Wednesday, October 8, 2008

from tragedy to triumph

If I had known it was going to go so well, I would have taken pictures of tonight's whipped-up dinner. The challenge: create a non-spicy dish that Dad could eat (he loves spicy food, but can't handle too much spiciness), using spare beef and other leftover ingredients.

The beef had already been shredded, and Mom had some of her saesongi mushrooms left over from a previous preparation. We also had milk, butter, sour cream, and a half-brick of cream cheese, so I thought to myself: Stroganoff.

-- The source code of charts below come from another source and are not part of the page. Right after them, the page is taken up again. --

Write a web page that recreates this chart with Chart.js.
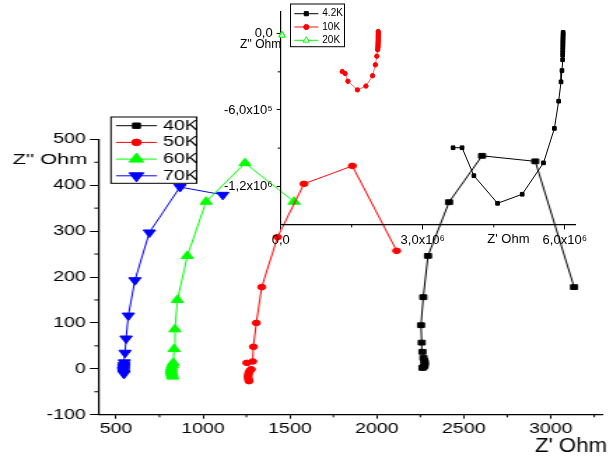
<!DOCTYPE html>
<html><head><meta charset="utf-8">
<script src="https://cdn.jsdelivr.net/npm/chart.js@4.4.1/dist/chart.umd.min.js"></script>
<style>
html,body{margin:0;padding:0;background:#fff;overflow:hidden}
#wrap{position:relative;width:613px;height:461px}
#mainBox{position:absolute;left:0;top:0;width:438px;height:461px;transform:scaleX(1.399543);transform-origin:0 0}
#insetBox{position:absolute;left:0;top:0;width:613px;height:461px;pointer-events:none}
canvas{display:block}
</style></head><body>
<div id="wrap">
<div id="mainBox"><canvas id="main" width="438" height="461"></canvas></div>
<div id="insetBox"><canvas id="inset" width="613" height="461"></canvas></div>
</div>
<script>
// ---------- main chart data (Z' and Z'' in Ohm) ----------
const k40Re = [2262,2266,2271,2275,2276,2273,2268,2262,2258,2254,2267,2294,2415,2605,2911,3134];
const k40Im = [2,3,5,8,13,18,24,37,57,95,156,246,363,464,452,178];
const k50Re = [1265,1262,1260,1261,1264,1270,1278,1252,1286,1290,1307,1338,1429,1581,1859,2114];
const k50Im = [-27,-23,-18,-13,-8,-4,-1,13,16,48,100,178,287,403,442,257];
const k60Re = [826,823,820,818,818,820,824,829,834,839,853,910,1018,1242,1524];
const k60Im = [-17,-13,-9,-5,-1,3,8,13,43,86,150,246,364,448,364];
const k70Re = [546,544,543,543,544,545,546,548,552,558,571,609,692,868,1114];
const k70Im = [-11,-8,-5,-2,1,4,8,14,35,66,116,193,297,396,379];

// ---------- inset data ----------
const k4Re = [5.965e6,5.965e6,5.963e6,5.962e6,5.961e6,5.96e6,5.96e6,5.959e6,5.958e6,5.957e6,5.956e6,5.955e6,5.953e6,5.94e6,5.92e6,5.87e6,5.78e6,5.55e6,5.10e6,4.58e6,4.08e6,3.83e6,3.64e6];
const k4Im = [1e4,-5e3,-2e4,-3.5e4,-5e4,-6.5e4,-8e4,-9.5e4,-1.1e5,-1.3e5,-1.5e5,-1.7e5,-2.05e5,-2.9e5,-3.79e5,-5.31e5,-7.45e5,-1.016e6,-1.263e6,-1.334e6,-1.117e6,-8.97e5,-8.97e5];
const k10Re = [2.06e6,2.062e6,2.061e6,2.06e6,2.059e6,2.06e6,2.058e6,2.057e6,2.056e6,2.055e6,2.052e6,2.048e6,2.03e6,2.00e6,1.94e6,1.80e6,1.62e6,1.42e6,1.36e6,1.30e6];
const k10Im = [1.7e4,5e3,-8e3,-2.1e4,-3.4e4,-4.7e4,-6e4,-7.3e4,-8.6e4,-9.9e4,-1.12e5,-1.27e5,-1.77e5,-2.45e5,-3.31e5,-4.12e5,-4.42e5,-3.74e5,-3.13e5,-2.98e5];
const k20Re = [2.5e4,2.7e4,3.0e4];
const k20Im = [-8e3,-1.1e4,-1.3e4];

// ---------- ticks ----------
const mainXTicks = [500,1000,1500,2000,2500,3000];
const mainXMinor = [750,1250,1750,2250,2750,3250];
const mainYTicks = [-100,0,100,200,300,400,500];
const mainYMinor = [-50,50,150,250,350,450];
const insetXTicks = [0,3e6,6e6];
const insetXLabels = ['0,0','3,0x10\u2076','6,0x10\u2076'];
const insetXMinor = [1.5e6,4.5e6];
const insetYTicks = [0,-6e5,-1.2e6];
const insetYLabels = ['0,0','-6,0x10\u2075','-1,2x10\u2076'];
const insetYMinor = [-3e5,-9e5];

const FONT = "'Liberation Sans', Arial, sans-serif";
const K = 613/438;

function pts(xs, ys){ return xs.map((x,i)=>({x:x, y:ys[i]})); }

function mark(ctx, style, x, y, r, rot, fill, stroke){
  ctx.save();
  ctx.beginPath();
  ctx.lineWidth = 1;
  ctx.fillStyle = fill; ctx.strokeStyle = stroke;
  if (style === 'circle') { ctx.arc(x, y, r, 0, Math.PI*2); }
  else if (style === 'rect') { const s = r*Math.SQRT1_2; ctx.rect(x-s, y-s, 2*s, 2*s); }
  else if (style === 'triangle') {
    let a = rot*Math.PI/180;
    ctx.moveTo(x+Math.sin(a)*r, y-Math.cos(a)*r);
    a += 2*Math.PI/3; ctx.lineTo(x+Math.sin(a)*r, y-Math.cos(a)*r);
    a += 2*Math.PI/3; ctx.lineTo(x+Math.sin(a)*r, y-Math.cos(a)*r);
    ctx.closePath();
  }
  ctx.fill(); ctx.stroke();
  ctx.restore();
}
function txt(ctx, s, x, y, size, align, sx){
  ctx.save();
  ctx.translate(x, y); ctx.scale(sx, 1);
  ctx.font = size + 'px ' + FONT;
  ctx.textAlign = align; ctx.textBaseline = 'middle'; ctx.fillStyle = '#000';
  ctx.fillText(s, 0, 0);
  ctx.restore();
}
function minor(ctx, scale, vals, len, horiz){
  ctx.save(); ctx.strokeStyle = '#000'; ctx.lineWidth = 1;
  vals.forEach(v=>{
    const p = scale.getPixelForValue(v);
    ctx.beginPath();
    if (horiz) { ctx.moveTo(p, scale.top); ctx.lineTo(p, scale.top+len); }
    else { ctx.moveTo(scale.right, p); ctx.lineTo(scale.right-len, p); }
    ctx.stroke();
  });
  ctx.restore();
}
function legend(ctx, box, rows, x0, x1, xm, xt, y0, dy, size, sx){
  ctx.save(); ctx.strokeStyle = '#000'; ctx.lineWidth = 1;
  ctx.strokeRect(box[0], box[1], box[2], box[3]);
  rows.forEach((s,i)=>{
    const y = y0 + i*dy;
    ctx.beginPath(); ctx.strokeStyle = s.line; ctx.lineWidth = s.lw || 1;
    ctx.moveTo(x0, y); ctx.lineTo(x1, y); ctx.stroke();
    mark(ctx, s.style, xm, y, s.lr, s.rot, s.fill, s.color);
    txt(ctx, s.label, xt, y, size, 'left', sx);
  });
  ctx.restore();
}

const mainSeries = [
  {label:'40K', xs:k40Re, ys:k40Im, color:'#000000', fill:'#000000', line:'#000000', style:'rect', r:3.4, lr:3.8, rot:0},
  {label:'50K', xs:k50Re, ys:k50Im, color:'#ff0000', fill:'#ff0000', line:'#ff0000', style:'circle', r:2.8, lr:3.3, rot:0},
  {label:'60K', xs:k60Re, ys:k60Im, color:'#00ff00', fill:'#00ff00', line:'#00ff00', style:'triangle', r:5, lr:6, rot:0},
  {label:'70K', xs:k70Re, ys:k70Im, color:'#0000ff', fill:'#0000ff', line:'#0000ff', style:'triangle', r:5, lr:6, rot:180}
];
const insetSeries = [
  {label:'4.2K', xs:k4Re, ys:k4Im, color:'#000000', fill:'#000000', line:'#000000', style:'rect', r:2.6, lr:2.9, rot:0, clip:true},
  {label:'10K', xs:k10Re, ys:k10Im, color:'#ff0000', fill:'#ff0000', line:'#ff6a6a', lw:1.6, style:'circle', r:2.2, lr:2.6, rot:0, clip:true},
  {label:'20K', xs:k20Re, ys:k20Im, color:'#00ff00', fill:'#ffffff', line:'#00ff00', style:'triangle', r:3.6, lr:3.6, rot:0, clip:false}
];

function datasets(list){
  return list.map(s=>({
    label:s.label, data:pts(s.xs, s.ys), showLine:true, borderColor:s.line, borderWidth:1,
    backgroundColor:s.fill, pointStyle:s.style, pointRadius:s.r, pointRotation:s.rot,
    pointBackgroundColor:s.fill, pointBorderColor:s.color, pointBorderWidth:1, tension:0,
    clip: s.clip === false ? false : undefined
  }));
}

function axis(min, max, ticks, labels, fitFn, tickLen, fontSize, pad){
  return {
    type:'linear', min:min, max:max, offset:false,
    afterBuildTicks: s=>{ s.ticks = ticks.map(v=>({value:v})); },
    afterFit: fitFn,
    grid:{display:true, drawOnChartArea:false, drawTicks:true, tickLength:tickLen, color:'#000', tickColor:'#000', lineWidth:1},
    border:{display:true, color:'#000', width:1.2},
    ticks:{color:'#000', font:{family:FONT, size:fontSize}, padding:pad, maxRotation:0, autoSkip:false,
      callback: v=>{ const i = ticks.indexOf(v); return labels ? labels[i] : String(v); }}
  };
}

const mainDecor = {
  id:'mainDecor',
  afterDraw(chart){
    const ctx = chart.ctx, sx = chart.scales.x, sy = chart.scales.y;
    minor(ctx, sx, mainXMinor, 2.6, true);
    minor(ctx, sy, mainYMinor, 3.1, false);
    legend(ctx, [79.3,117,61.2,66.3], mainSeries, 82.9, 112.2, 97.5, 116.5, 125.7, 16.7, 14, 1);
    txt(ctx, "Z'' Ohm", 9.1, 159.5, 15.5, 'left', 1);
    txt(ctx, "Z' Ohm", 433.7, 446.7, 21, 'right', 1.056/K);
  }
};
const insetDecor = {
  id:'insetDecor',
  afterDraw(chart){
    const ctx = chart.ctx, sx = chart.scales.x, sy = chart.scales.y;
    minor(ctx, sx, insetXMinor, 3, true);
    minor(ctx, sy, insetYMinor, 3, false);
    legend(ctx, [290.5,4,54,42.7], insetSeries, 294.3, 318.3, 306.3, 322.3, 13.7, 13.3, 10, 1);
    txt(ctx, "Z'' Ohm", 240, 45, 12, 'left', 1);
    txt(ctx, "Z' Ohm", 487.3, 239.5, 13, 'left', 1);
  }
};

new Chart(document.getElementById('main'), {
  type:'scatter',
  data:{datasets:datasets(mainSeries)},
  options:{
    responsive:false, animation:false, events:[],
    layout:{padding:{left:0, top:139.3, right:7.2, bottom:0}},
    plugins:{legend:{display:false}, tooltip:{enabled:false}},
    scales:{
      x: axis(400, 3300, mainXTicks, null, s=>{ s.height = 46.3; }, 4, 14, 2),
      y: axis(-100, 500, mainYTicks, null, s=>{ s.width = 70.45; }, 6.2, 14, 3)
    }
  },
  plugins:[mainDecor]
});

new Chart(document.getElementById('inset'), {
  type:'scatter',
  data:{datasets:datasets(insetSeries)},
  options:{
    responsive:false, animation:false, events:[],
    layout:{padding:{left:0, top:4, right:37.3, bottom:0}},
    plugins:{legend:{display:false}, tooltip:{enabled:false}},
    scales:{
      x: axis(0, 6.23e6, insetXTicks, insetXLabels, s=>{ s.height = 236.6; }, 5, 13, 3),
      y: axis(-1.5e6, 1.72e5, insetYTicks, insetYLabels, s=>{ s.width = 280.7; }, 4, 13, 4)
    }
  },
  plugins:[insetDecor]
});
</script>
</body></html>
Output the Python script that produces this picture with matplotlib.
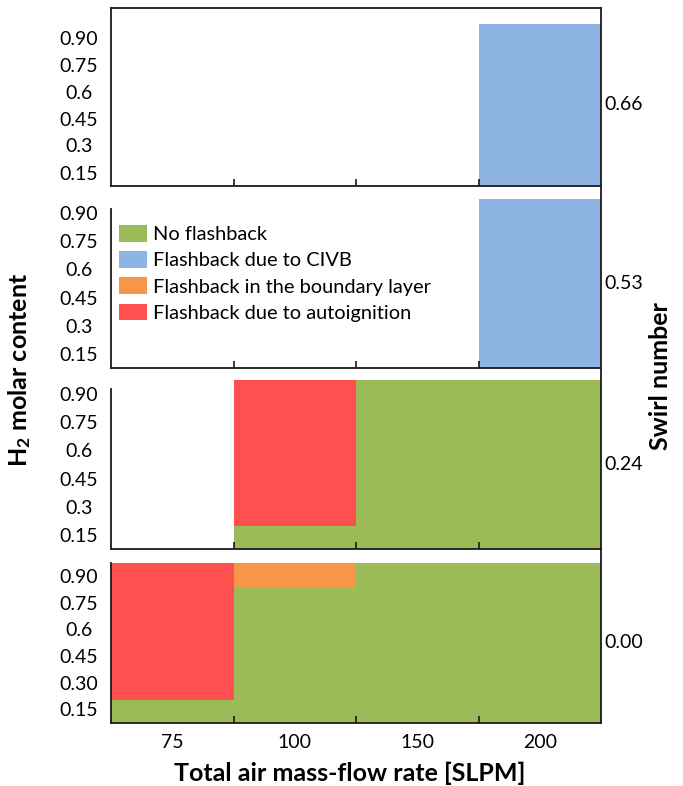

Initial prep went well; I heated butter, dumped in the shrooms (some of which had to be cut down to size; saesongi are huge and meaty), added some salt and pepper, then threw in the shredded beef. A few minutes later, I tossed in every bit of creaminess I could find, but when I tasted the mix, something didn't seem quite right. The beef, which had been prepped for a different dish, was too conspicuous; the mix wasn't melding into Stroganoff. A whisper from the Force made me turn around, and I found myself staring at a large bottle of powdered curry. I ladled out a tiny bit of the faux-ganoff into a plastic container, added a bit of curry, tasted the result, and... jackpot.

After that, it was a matter of finding veggies to accompany the curry. I had some dried onion on hand, and we had eggplant, green bell peppers, and carrots. The green peppers, watery little weasels that they are, went right into the faux-ganoff, where I knew they'd soften up fairly quickly. I decided to boil the carrots into submission because time was short, and after I'd finished chopping the eggplant up, I threw it into the water as well. A few minutes later, I drained the mess and tossed it into the faux-ganoff, which was shaping up into a nice curried beef dish, albeit an unconventional one. Chicken or shrimp would have been nicer, but I had to work with what I had.

In the end, it came down to the taste test, with my poor family as the lab rats. My brother David had come over, so he was part of the test as well. We set the table downstairs in front of the TV; I brought down a huge pot of reheated rice, and Dad and David brought down drinks and a large bowl of kimchi (kimchi goes very well with most curry dishes). I went up and got the curry, brought it down, and asked everyone how much they wanted, warning them that this was an experimental dish.

As it turned out, everyone ate everything, except poor David, into whose bowl I had dumped an inordinate amount of food. Mom and Dad both ended up having seconds, and I ate David's leftovers. David, for his part, proclaimed the dish "good."

So the beef curry passed muster. It wasn't a true curry by anyone's measure, but the curry powder is what made a previously nonsensical dish into something both sensible and edible. What a relief.